CUDA_CACHE_PATH specifies the directory location of compute cache files; the default values are:

  • […]
  • on Linux, ~/.nv/ComputeCache

It turns out that CUDA runtime itself is the executer. Either no fat binaries found or fat binaries incompatibility in PyTorch triggers the second approach JIT caching. The docs also mentions a potential problem (similar to what we have met) and corresponding solution

Cache stored on a Slow Network Share

On Linux, the default location of the CUDA JIT cache is in your home directory. On clusters, it is not uncommon to mount home directories with relatively poor performance to the compute nodes (by using the Lustre file system for scratch space, but only NFS for the home directory, for example). We have seen cases where this relatively slow connection to the home directory (and thus the JIT cache) resulted in very long application start-up times when the application was not built with code for the right SM version. Even more confusing, start-up time can vary from node to node due to intricacies of the NFS set up.

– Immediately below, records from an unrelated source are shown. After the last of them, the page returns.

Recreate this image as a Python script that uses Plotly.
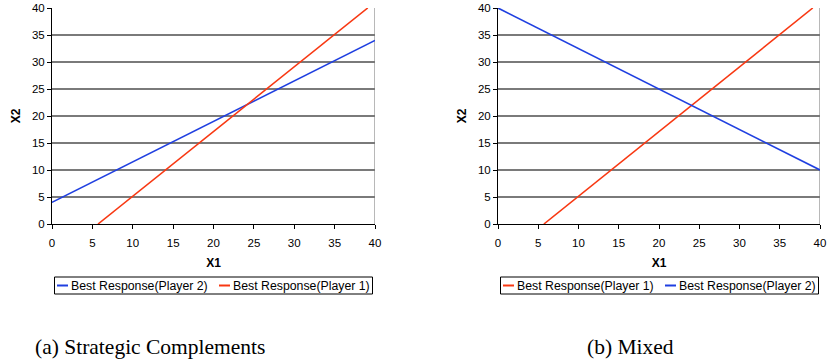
import plotly.graph_objects as go

# Data
x1_ticks = [0, 5, 10, 15, 20, 25, 30, 35, 40]
x2_ticks = [0, 5, 10, 15, 20, 25, 30, 35, 40]

# (a) Strategic Complements
a_p2_x = [0, 40]
a_p2_y = [4, 34]
a_p1_x = [5.7, 39.1]
a_p1_y = [0, 40]

# (b) Mixed
b_p1_x = [5.7, 39.1]
b_p1_y = [0, 40]
b_p2_x = [0, 40]
b_p2_y = [40, 10]

name_p1 = "Best Response(Player 1)"
name_p2 = "Best Response(Player 2)"
captions = ["(a) Strategic Complements", "(b) Mixed"]

BLUE = "#1f3fe0"
RED = "#f83812"
W, H = 827, 364

fig = go.Figure()
fig.add_trace(go.Scatter(x=a_p2_x, y=a_p2_y, mode="lines", name=name_p2,
                         line=dict(color=BLUE, width=1.6), xaxis="x", yaxis="y"))
fig.add_trace(go.Scatter(x=a_p1_x, y=a_p1_y, mode="lines", name=name_p1,
                         line=dict(color=RED, width=1.6), xaxis="x", yaxis="y"))
fig.add_trace(go.Scatter(x=b_p1_x, y=b_p1_y, mode="lines", name=name_p1,
                         line=dict(color=RED, width=1.6), xaxis="x2", yaxis="y2"))
fig.add_trace(go.Scatter(x=b_p2_x, y=b_p2_y, mode="lines", name=name_p2,
                         line=dict(color=BLUE, width=1.6), xaxis="x2", yaxis="y2"))

tickfont = dict(family="Liberation Sans, Arial", size=11.5, color="black")
titlefont = dict(family="Liberation Sans, Arial", size=12, color="black", weight="bold")

def xaxis(domain, anchor):
    return dict(domain=domain, anchor=anchor, range=[0, 40], tickvals=x1_ticks,
                showgrid=False, zeroline=False, showline=True, linecolor="black", linewidth=1,
                ticks="outside", ticklen=4, tickcolor="black", tickfont=tickfont,
                ticklabelstandoff=4,
                title=dict(text="X1", font=titlefont, standoff=10), automargin=False,
                fixedrange=True)

def yaxis(domain, anchor):
    return dict(domain=domain, anchor=anchor, range=[0, 40], tickvals=x2_ticks,
                showgrid=True, gridcolor="#7a7a7a", gridwidth=1.5, zeroline=False,
                showline=True, linecolor="black", linewidth=1,
                ticks="outside", ticklen=4, tickcolor="black", tickfont=tickfont,
                title=dict(text="X2", font=titlefont, standoff=8), automargin=False,
                fixedrange=True)

ydom = [1 - 224 / H, 1 - 8 / H]
fig.update_layout(
    width=W, height=H, margin=dict(l=0, r=0, t=0, b=0, autoexpand=False),
    paper_bgcolor="white", plot_bgcolor="white",
    xaxis=xaxis([52 / W, 375 / W], "y"),
    yaxis=yaxis(ydom, "x"),
    xaxis2=xaxis([498 / W, 820 / W], "y2"),
    yaxis2=yaxis(ydom, "x2"),
    showlegend=False,
)

# right border of plot areas (gray)
for xr, yr in (("x", "y"), ("x2", "y2")):
    fig.add_shape(type="line", xref=xr, yref=yr, x0=40, x1=40, y0=0, y1=40,
                  line=dict(color="#a0a0a0", width=1.5), layer="below")

# legend boxes drawn below each chart
legfont = dict(family="Liberation Sans, Arial", size=12.3, color="black")
def px(xp):
    return xp / W
def py(yp):
    return 1 - yp / H

legends = [
    (0, [(name_p2, BLUE), (name_p1, RED)]),
    (446, [(name_p1, RED), (name_p2, BLUE)]),
]
for off, items in legends:
    fig.add_shape(type="rect", xref="paper", yref="paper",
                  x0=px(54.5 + off), x1=px(372.5 + off), y0=py(294), y1=py(277),
                  line=dict(color="black", width=1), fillcolor="white")
    starts = [57, 219]
    for (nm, col), s in zip(items, starts):
        fig.add_shape(type="line", xref="paper", yref="paper",
                      x0=px(s + off), x1=px(s + 11 + off), y0=py(285.5), y1=py(285.5),
                      line=dict(color=col, width=2))
        fig.add_annotation(text=nm, x=px(s + 13 + off), y=py(285.5), xref="paper", yref="paper",
                           showarrow=False, font=legfont, xanchor="left", yanchor="middle",
                           borderpad=0)

capfont = dict(family="Liberation Serif, DejaVu Serif", size=21.5, color="black")
fig.add_annotation(text=captions[0], x=150 / W, y=py(347), xref="paper", yref="paper",
                   showarrow=False, font=capfont, xanchor="center", yanchor="middle")
fig.add_annotation(text=captions[1], x=630 / W, y=py(347), xref="paper", yref="paper",
                   showarrow=False, font=capfont, xanchor="center", yanchor="middle")

fig.write_html("out.html", config={"displayModeBar": False},
               post_script="document.body.style.margin='0';")
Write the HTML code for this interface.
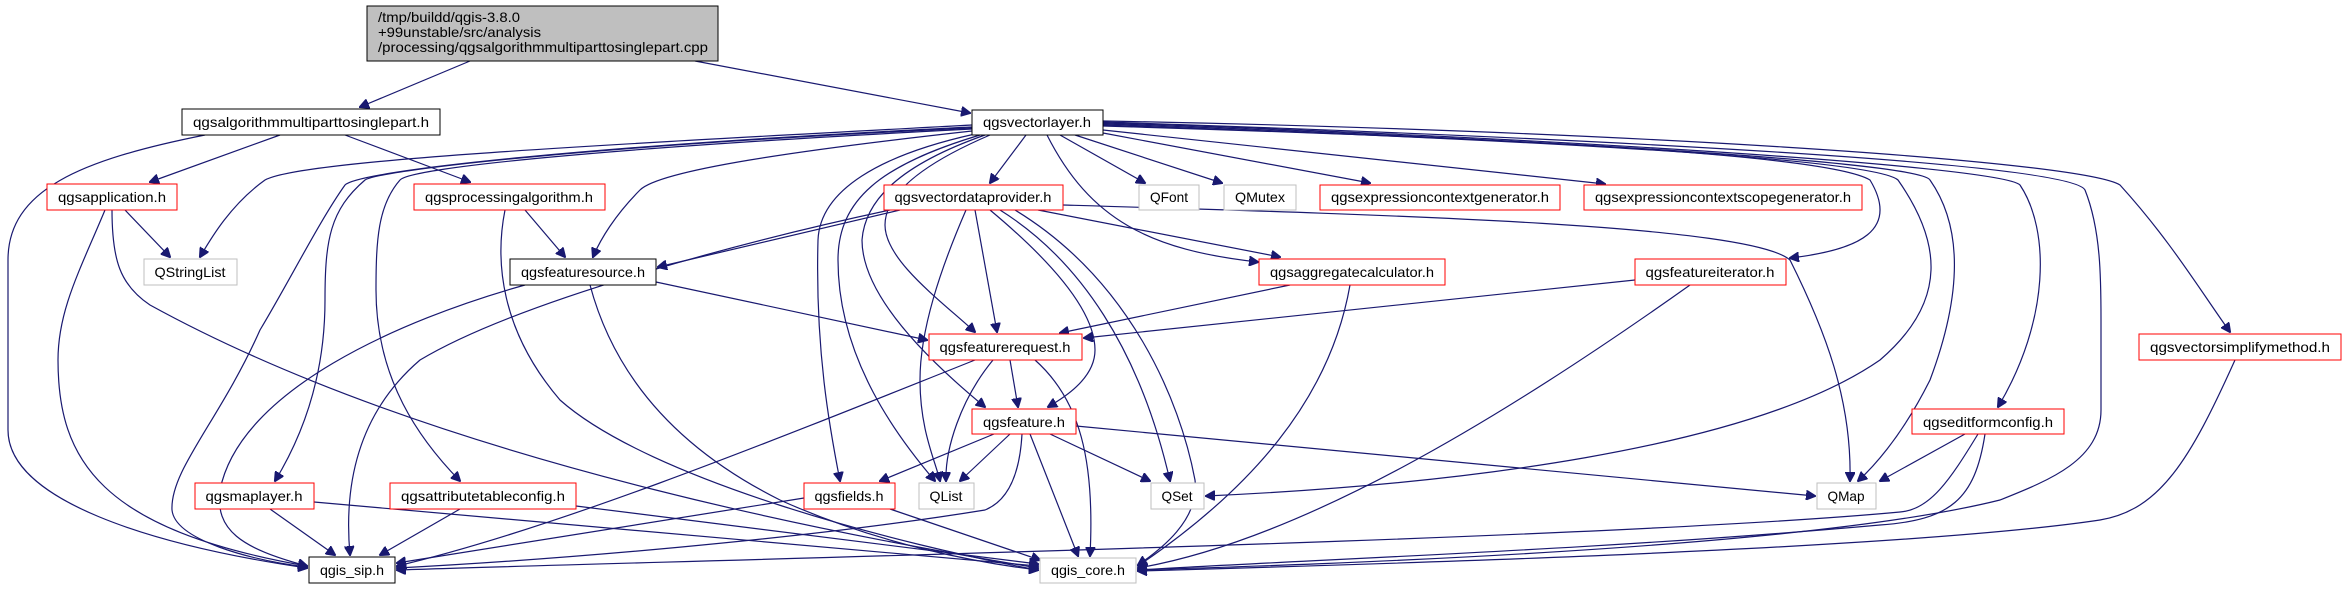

In this situation, it is best to build the application to avoid JIT entirely, and alternatively, to set CUDA_CACHE_PATH to point to a location on a fast file system.

Epilogue

So it was actually a less known (at least by me) feature of CUDA runtime, coincides with a rare usecase (NFS as home directory). Surprising results, but also teaches me some interesting facts beyond the user space boundary.

I’ve tried to figure out why newer images just works well. They won’t trigger the JIT caching, which suggests pre-compiled fat binaries are compatible with the current arch. I compared the binaries by dumping information using cuobjdump, but noticed nothing (or just I am not familiar with the stuff). Or maybe I should start by comparing the compilation flags of the two PyTorch versions. I don’t have the time, so I give up.

Oh, and lastly, strace is always our friend.